• [PROBLEM DETAILS]: Determine how many lines contain the string "this" and reply with that number alone.

Records excerpted from a collection
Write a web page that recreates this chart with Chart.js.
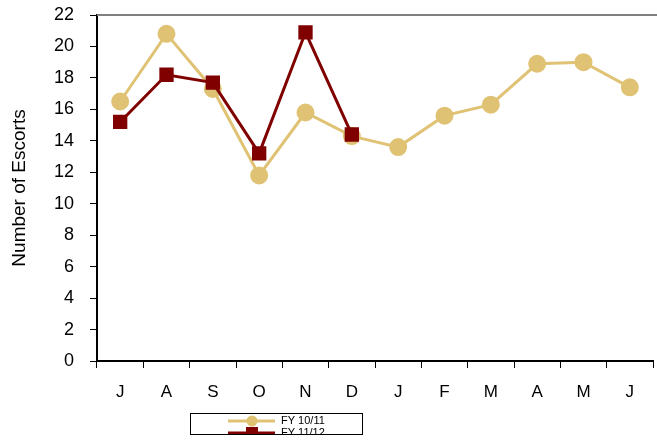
<!DOCTYPE html>
<html>
<head>
<meta charset="utf-8">
<script src="https://cdn.jsdelivr.net/npm/chart.js@4"></script>
<style>
  html, body { margin: 0; padding: 0; background: #fff; }
  #wrap { width: 657px; height: 445px; }
</style>
</head>
<body>
<div id="wrap"><canvas id="escortChart" width="657" height="445"></canvas></div>
<script>
const months = ['J', 'A', 'S', 'O', 'N', 'D', 'J', 'F', 'M', 'A', 'M', 'J'];
const fy1011 = [16.5, 20.8, 17.3, 11.8, 15.8, 14.3, 13.6, 15.6, 16.3, 18.9, 19.0, 17.4];
const fy1112 = [15.2, 18.2, 17.7, 13.2, 20.9, 14.4];
const seriesNames = ['FY 10/11', 'FY 11/12'];
const yTicks = [0, 2, 4, 6, 8, 10, 12, 14, 16, 18, 20, 22];

const gold = '#E0C274';
const darkRed = '#800000';
const fontFamily = '"Liberation Sans", Arial, sans-serif';

// top border of the plot + clipped legend box
const extras = {
    id: 'extras',
    afterDraw(chart) {
        const c = chart.ctx;
        const a = chart.chartArea;
        c.save();
        c.strokeStyle = '#808080';
        c.lineWidth = 2;
        c.beginPath();
        c.moveTo(a.left, a.top);
        c.lineTo(657, a.top);
        c.stroke();

        // legend
        const bx = 190, by = 413, bw = 172, bh = 21;
        c.beginPath();
        c.rect(bx, by, bw, bh);
        c.clip();
        c.fillStyle = '#fff';
        c.fillRect(bx, by, bw, bh);
        c.font = '11px ' + fontFamily;
        c.textBaseline = 'middle';
        chart.data.datasets.forEach((ds, i) => {
            const y = by + 8 + i * 12;
            c.strokeStyle = ds.borderColor;
            c.lineWidth = 3;
            c.beginPath();
            c.moveTo(228, y);
            c.lineTo(275, y);
            c.stroke();
            c.fillStyle = ds.borderColor;
            if (ds.pointStyle === 'rect') {
                c.fillRect(246, y - 6, 12, 12);
            } else {
                c.beginPath();
                c.arc(252, y, 5.5, 0, Math.PI * 2);
                c.fill();
            }
            c.fillStyle = '#000';
            c.fillText(ds.label, 281, y);
        });
        c.restore();
        c.save();
        c.strokeStyle = '#000';
        c.lineWidth = 1;
        c.strokeRect(bx + 0.5, by + 0.5, bw, bh);
        c.restore();
    }
};

const ctx = document.getElementById('escortChart').getContext('2d');
new Chart(ctx, {
    type: 'line',
    data: {
        labels: months,
        datasets: [
            {
                label: seriesNames[0],
                data: fy1011,
                borderColor: gold,
                backgroundColor: gold,
                borderWidth: 3,
                pointStyle: 'circle',
                pointRadius: 7.5,
                pointHoverRadius: 7.5,
                tension: 0,
                order: 1
            },
            {
                label: seriesNames[1],
                data: fy1112,
                borderColor: darkRed,
                backgroundColor: darkRed,
                borderWidth: 3,
                pointStyle: 'rect',
                pointRadius: 8,
                pointHoverRadius: 8,
                tension: 0,
                order: 0
            }
        ]
    },
    options: {
        responsive: false,
        animation: false,
        layout: { autoPadding: false, padding: { top: 15, right: 4, left: 8, bottom: 0 } },
        plugins: {
            legend: { display: false },
            tooltip: { enabled: false }
        },
        scales: {
            x: {
                offset: true,
                grid: { offset: true, drawOnChartArea: false, drawTicks: true, tickLength: 7, color: '#000', lineWidth: 1 },
                border: { color: '#000', width: 2 },
                ticks: {
                    color: '#000',
                    padding: 14,
                    maxRotation: 0,
                    font: { family: fontFamily, size: 17 }
                },
                afterFit(scale) { scale.height = 84; scale.paddingLeft = 0; scale.paddingRight = 0; }
            },
            y: {
                min: 0,
                max: 22,
                afterBuildTicks(scale) { scale.ticks = yTicks.map(v => ({ value: v })); },
                grid: { drawOnChartArea: false, drawTicks: true, tickLength: 7, color: '#000', lineWidth: 1 },
                border: { color: '#000', width: 2 },
                ticks: {
                    color: '#000',
                    padding: 16,
                    font: { family: fontFamily, size: 18 }
                },
                title: {
                    display: true,
                    text: 'Number of Escorts',
                    color: '#000',
                    padding: { top: 0, bottom: 0 },
                    font: { family: fontFamily, size: 19 }
                },
                afterFit(scale) { scale.width = 89; scale.paddingTop = 0; scale.paddingBottom = 0; }
            }
        }
    },
    plugins: [extras]
});
</script>
</body>
</html>
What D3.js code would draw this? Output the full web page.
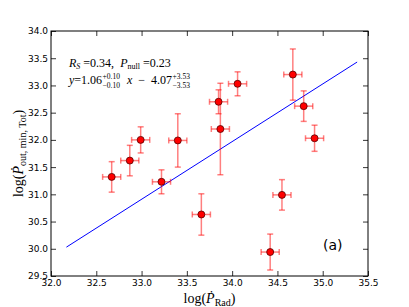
<!DOCTYPE html>
<html lang="en">
<head>
<meta charset="UTF-8">
<title>log P_out vs log P_Rad</title>
<script src="https://d3js.org/d3.v7.min.js"></script>
<style>
  body { margin: 0; background: #fff; }
  .tick text { font-family: "DejaVu Sans", sans-serif; font-size: 9px; fill: #000; }
  .tick line { stroke: #000; stroke-width: 0.8; }
  .serif { font-family: "Liberation Serif", "DejaVu Serif", serif; fill: #000; white-space: pre; }
</style>
</head>
<body>
<div id="chart"></div>
<script>
// values
const xVals = [32.67, 32.87, 32.99, 33.40, 33.22, 33.85, 33.87, 34.06, 34.67, 34.79, 34.91, 33.66, 34.55, 34.42];
const yVals = [31.32, 31.62, 32.00, 31.99, 31.23, 32.70, 32.20, 33.03, 33.20, 32.62, 32.03, 30.63, 30.99, 29.94];
const xErr  = [0.10, 0.10, 0.10, 0.10, 0.10, 0.10, 0.10, 0.10, 0.10, 0.10, 0.10, 0.10, 0.10, 0.10];
const yErr  = [0.28, 0.28, 0.24, 0.49, 0.22, 0.22, 0.84, 0.22, 0.47, 0.28, 0.24, 0.38, 0.28, 0.33];

// end points of the fitted line
const fitX = [32.17, 35.38];
const fitY = [30.03, 33.43];

const xTicks = [32.0, 32.5, 33.0, 33.5, 34.0, 34.5, 35.0, 35.5];
const yTicks = [29.5, 30.0, 30.5, 31.0, 31.5, 32.0, 32.5, 33.0, 33.5, 34.0];

const width = 409;
const height = 307;
const margin = { top: 31, right: 41, bottom: 31, left: 51 };
const w = width - margin.left - margin.right;
const h = height - margin.top - margin.bottom;

const svg = d3.select("#chart")
    .append("svg")
    .attr("width", width)
    .attr("height", height);

const g = svg.append("g")
    .attr("transform", `translate(${margin.left},${margin.top})`);

const xScale = d3.scaleLinear().domain([32.0, 35.5]).range([0, w]);
const yScale = d3.scaleLinear().domain([29.5, 34.0]).range([h, 0]);

// axes, ticks pointing inward like matplotlib classic
g.append("g")
    .attr("transform", `translate(0,${h})`)
    .call(d3.axisBottom(xScale).tickValues(xTicks).tickFormat(d3.format(".1f"))
        .tickSizeInner(-5).tickSizeOuter(0).tickPadding(4))
    .call(a => a.select(".domain").remove());

g.append("g")
    .call(d3.axisTop(xScale).tickValues(xTicks).tickFormat("")
        .tickSizeInner(-5).tickSizeOuter(0))
    .call(a => a.select(".domain").remove());

g.append("g")
    .call(d3.axisLeft(yScale).tickValues(yTicks).tickFormat(d3.format(".1f"))
        .tickSizeInner(-5).tickSizeOuter(0).tickPadding(3))
    .call(a => a.select(".domain").remove());

g.append("g")
    .attr("transform", `translate(${w},0)`)
    .call(d3.axisRight(yScale).tickValues(yTicks).tickFormat("")
        .tickSizeInner(-5).tickSizeOuter(0))
    .call(a => a.select(".domain").remove());

// frame
g.append("rect")
    .attr("width", w)
    .attr("height", h)
    .attr("fill", "none")
    .attr("stroke", "#000")
    .attr("stroke-width", 1);

// fit line
g.append("line")
    .attr("x1", xScale(fitX[0])).attr("y1", yScale(fitY[0]))
    .attr("x2", xScale(fitX[1])).attr("y2", yScale(fitY[1]))
    .attr("stroke", "#0000ff")
    .attr("stroke-width", 1);

// error bars
const pts = xVals.map((x, i) => ({ x: x, y: yVals[i], ex: xErr[i], ey: yErr[i] }));
const cap = 3;
const eb = g.append("g")
    .attr("stroke", "red")
    .attr("stroke-opacity", 0.5)
    .attr("stroke-width", 1.5);

pts.forEach(d => {
    const cx = xScale(d.x), cy = yScale(d.y);
    const y1 = yScale(d.y + d.ey), y2 = yScale(d.y - d.ey);
    const x1 = xScale(d.x - d.ex), x2 = xScale(d.x + d.ex);
    eb.append("line").attr("x1", cx).attr("x2", cx).attr("y1", y1).attr("y2", y2);
    eb.append("line").attr("x1", x1).attr("x2", x2).attr("y1", cy).attr("y2", cy);
    eb.append("line").attr("x1", cx - cap).attr("x2", cx + cap).attr("y1", y1).attr("y2", y1);
    eb.append("line").attr("x1", cx - cap).attr("x2", cx + cap).attr("y1", y2).attr("y2", y2);
    eb.append("line").attr("x1", x1).attr("x2", x1).attr("y1", cy - cap).attr("y2", cy + cap);
    eb.append("line").attr("x1", x2).attr("x2", x2).attr("y1", cy - cap).attr("y2", cy + cap);
});

// markers
g.selectAll(".pt")
    .data(pts)
    .enter()
    .append("circle")
    .attr("class", "pt")
    .attr("cx", d => xScale(d.x))
    .attr("cy", d => yScale(d.y))
    .attr("r", 3.5)
    .attr("fill", "red")
    .attr("stroke", "#550000")
    .attr("stroke-width", 0.8);

// axis labels
svg.append("text")
    .attr("class", "serif")
    .attr("x", margin.left + w / 2)
    .attr("y", 303)
    .attr("text-anchor", "middle")
    .attr("font-size", 14)
    .call(t => {
        t.append("tspan").text("log(");
        t.append("tspan").attr("font-style", "italic").text("Ṗ");
        t.append("tspan").attr("font-size", 10).attr("dy", 3).text("Rad");
        t.append("tspan").attr("dy", -3).text(")");
    });

svg.append("text")
    .attr("class", "serif")
    .attr("transform", `translate(23,${margin.top + h / 2}) rotate(-90)`)
    .attr("text-anchor", "middle")
    .attr("font-size", 14)
    .call(t => {
        t.append("tspan").text("log(");
        t.append("tspan").attr("font-style", "italic").text("Ṗ");
        t.append("tspan").attr("font-size", 10).attr("dy", 3).text("out, min, Tot");
        t.append("tspan").attr("dy", -3).text(")");
    });

// annotation, pieces placed one after another
function mathLine(x, y, pieces) {
    let cx = x;
    pieces.forEach(p => {
        if (p.stack) {
            const a = svg.append("text").attr("class", "serif").attr("font-size", 7.5)
                .attr("x", cx + 0.5).attr("y", y - 5.5).text(p.stack[0]);
            const b = svg.append("text").attr("class", "serif").attr("font-size", 7.5)
                .attr("x", cx + 0.5).attr("y", y + 3.5).text(p.stack[1]);
            cx += Math.max(a.node().getComputedTextLength(), b.node().getComputedTextLength()) + 1.5;
        } else {
            const t = svg.append("text").attr("class", "serif")
                .attr("x", cx).attr("y", y + (p.dy || 0))
                .attr("font-size", p.size || 12)
                .attr("font-style", p.it ? "italic" : "normal")
                .text(p.t);
            cx += t.node().getComputedTextLength();
        }
    });
}

mathLine(69, 67, [
    { t: "R", it: true },
    { t: "S", it: true, size: 8, dy: 2 },
    { t: " =0.34,  " },
    { t: "P", it: true },
    { t: "null", size: 8, dy: 2 },
    { t: " =0.23" }
]);

mathLine(69, 84, [
    { t: "y", it: true },
    { t: "=1.06" },
    { stack: ["+0.10", "\u22120.10"] },
    { t: "  " },
    { t: "x", it: true },
    { t: "  \u2212  4.07" },
    { stack: ["+3.53", "\u22123.53"] }
]);

// panel tag
svg.append("text")
    .attr("x", 323)
    .attr("y", 250)
    .attr("font-family", "DejaVu Sans, sans-serif")
    .attr("font-size", 14)
    .text("(a)");
</script>
</body>
</html>
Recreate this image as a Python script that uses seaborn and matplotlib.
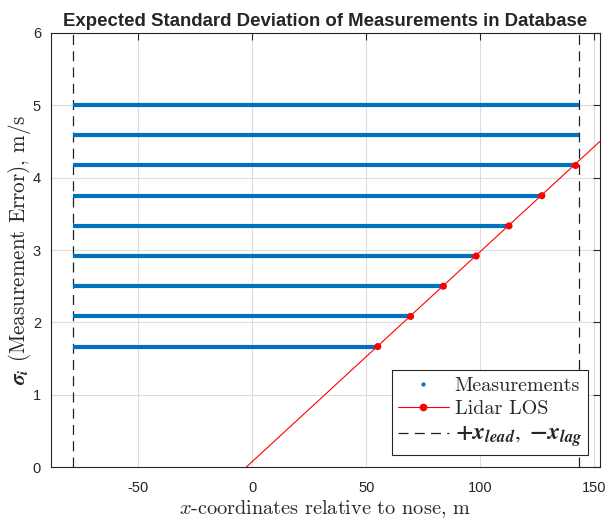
import matplotlib
matplotlib.use("Agg")
import matplotlib.pyplot as plt
from matplotlib.lines import Line2D
import seaborn as sns
import pandas as pd

# ---- data ----
levels = [1.667, 2.083, 2.5, 2.917, 3.333, 3.75, 4.167, 4.583, 5.0]
meas_start = [-78.5, -78.5, -78.5, -78.5, -78.5, -78.5, -78.5, -78.5, -78.5]
meas_end = [55.0, 69.4, 83.8, 98.2, 112.6, 127.0, 141.8, 143.4, 143.4]
los_x = [-2.8, 152.5]
los_y = [0.0, 4.5]
dot_x = [55.0, 69.4, 83.8, 98.2, 112.6, 127.0, 141.8]
dot_y = [1.667, 2.083, 2.5, 2.917, 3.333, 3.75, 4.167]
x_lag = -78.5
x_lead = 143.4
xticks = [-50, 0, 50, 100, 150]
yticks = [0, 1, 2, 3, 4, 5, 6]

sns.set_style("white")
plt.rcParams["font.family"] = ["Liberation Sans", "DejaVu Sans"]
plt.rcParams["mathtext.fontset"] = "cm"

fig = plt.figure(figsize=(6.08, 5.2), dpi=100)
ax = fig.add_axes([0.0834, 0.1013, 0.9034, 0.8358])

blue = "#0072BD"
red = "#FF0000"

ax.hlines(levels, meas_start, meas_end, colors=blue, lw=3.0, zorder=3)

sns.lineplot(data=pd.DataFrame({"x": los_x, "y": los_y}), x="x", y="y",
             color=red, lw=0.8, ax=ax, zorder=4, legend=False)
sns.scatterplot(data=pd.DataFrame({"x": dot_x, "y": dot_y}), x="x", y="y",
                color=red, s=26, edgecolor="none", ax=ax, zorder=5, legend=False)

for xv in (x_lead, x_lag):
    ax.axvline(xv, color="#222222", lw=0.9, ls=(0, (8, 5)), zorder=2)

ax.set_xlim(-88.5, 152.5)
ax.set_ylim(0, 6)
ax.set_xticks(xticks)
ax.set_yticks(yticks)
ax.set_xticklabels([str(t) for t in xticks])
ax.set_yticklabels([str(t) for t in yticks])
ax.grid(True, color="#DCDCDC", lw=0.8)
ax.set_axisbelow(True)
ax.tick_params(direction="in", length=5, width=0.8, colors="#262626",
               labelsize=10.5, top=True, right=True, labelcolor="#262626")
ax.tick_params(axis="x", pad=10)
ax.tick_params(axis="y", pad=7)
for sp in ax.spines.values():
    sp.set_color("#262626")
    sp.set_linewidth(0.8)
    sp.set_visible(True)

ax.set_xlabel(r"$x$-coordinates relative to nose, m", fontsize=14.6, labelpad=2,
              family="cmr10")
ylab = ax.set_ylabel(r"$\mathbfit{\sigma_i}$ (Measurement Error), m/s", fontsize=15.2,
                     labelpad=0, family="cmr10")
ylab.set_math_fontfamily("stix")
ax.set_title("Expected Standard Deviation of Measurements in Database",
             fontsize=13.4, fontweight="bold", pad=5)

handles = [
    Line2D([], [], color=blue, marker=".", ls="none", markersize=4),
    Line2D([], [], color=red, marker="o", lw=0.8, markersize=4.5),
    Line2D([], [], color="#222222", lw=0.9, ls=(0, (8, 5))),
]
labels = ["Measurements", "Lidar LOS",
          r"$\mathbf{+}\mathbfit{x_{lead}},\ \mathbf{-}\mathbfit{x_{lag}}$"]
leg = ax.legend(handles, labels, loc="lower right", frameon=True,
                prop={"family": "cmr10", "size": 14.5},
                fancybox=False, edgecolor="#262626", framealpha=1,
                borderaxespad=0.6, handlelength=2.5, handletextpad=0.3,
                labelspacing=0.25, borderpad=0.3)
leg.get_frame().set_linewidth(0.8)
leg.get_texts()[2].set_math_fontfamily("stix")
leg.get_texts()[2].set_fontsize(17)

fig.savefig("out.png", dpi=100)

• [SOLVED PROBLEM]: 3